For years, I never really got spam emails (not counting the usual subscription spam). But suddenly, I’ve started receiving emails like this from the following address: payperceva1982@op.pl
Good morning. I represent Kilian Paris, a brand synonymous with luxury and timeless elegance. We’re exploring collaborations with select creators and would love to discuss an opportunity with you. Let me know if you’d like to receive more details!
I use mailbox.org, so I checked my blacklist and found another sender: linkreadistti1973@op.pl
Seems like a Polish spammer/bot/whatever has somehow gotten hold of one of my alternative email aliases (thankfully not my personal email, but still annoying).
Has anyone else received emails like this from Polish domains? If I blacklist this sender, I’m 99% sure I’ll just get another one in a week or two.
What should I do? Keep blacklisting? Contact mailbox.org?
Another solution (I suppose) would be to check all the websites where I’ve used this email alias to sign up, change to a new alias, and then terminate the alias that keeps receiving spam.

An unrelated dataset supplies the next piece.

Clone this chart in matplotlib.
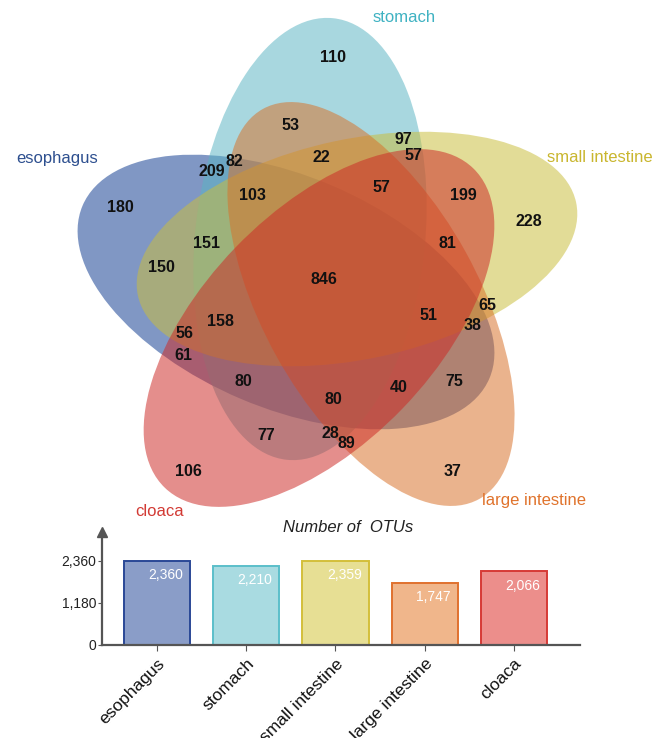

This sounds like a bit of a pain in the ass.
Sounds like your email address was in a data leak or something. Or maybe they just brute forced it and found a valid one. You can check https://haveibeenpwned.com/ and see if it shows up in any known data leaks.
I know I’m a lazy fart, but is there a good guide on common settings and best practices for email providers/services/settings/strategies? I’m a total noob when it comes to this.
All I really know is that Gmail is bad, and in my case, Mailbox seems good—but I haven’t enabled or used any of the privacy-related settings. I also don’t have a solid strategy for managing my email. What I’m most curious about is what email to use when signing up for things—should I continue with my strategy (personal for goverment, aliases for everything else?).
Right now, my workflow looks like this:
Government services: I use my main/personal email alias.
All other services: I use a disposable email alias that forwards to my main inbox.
Any tips or good resources would be much appreciated!"
The good thing is that it’s sent to my email alias (a random name not linked to me), but it gets forwarded to my main inbox, so it ends up directly in there.
I’ve reached out to the support team.
For now, I’m just blocking and deleting the emails. If it keeps up and I get more and more of them, I guess I’ll have to change my email address for all the sites/services where I’ve used this one.
That may be a better option to do. Unless support come back with something else.
At least you are using an alias, so you can just recreate a new one. But it may be worth seeing if any alias you used for signing have sold your info or such.
Make sure you don’t end up in a cat and mouse game. That is, you change to a new alias only for them to find it again and spam you. I suggest you try minimizing your digital footprint. Do a scan to find out who has your PII then remove yourself or have a data removal service do it for you.
A single data point, but I think email spam is up. I base this on a couple of things.
First, for the longest time my email server has rejected typically between 20% and 30% of the mail sent to it. Those rejections are based on SPF, DKIM, DMAC, grey listing, as well as just plain SMTP protocol issues. Recently that rejection rate has climbed to numbers I’d never seen before like 50% to 80%.
Second, more spam has gotten through those blocks. From typically zero per day to now 1 to 3 per day. Fortunately, most of the ones that get through are for an old email address I do not send on nowadays and I will probably just delete the alias on it. And also most of the email is coming from servers and accounts in countries that I never expect to receive valid email from so I can just set a country wide block on my server.
Since you are using an email provider and that provider probably doesn’t like spam getting through either, I’d suggest that you contact their support and let them know what you are seeing. They might be able to find some improvements that can be made on their anti-spam setup on their servers.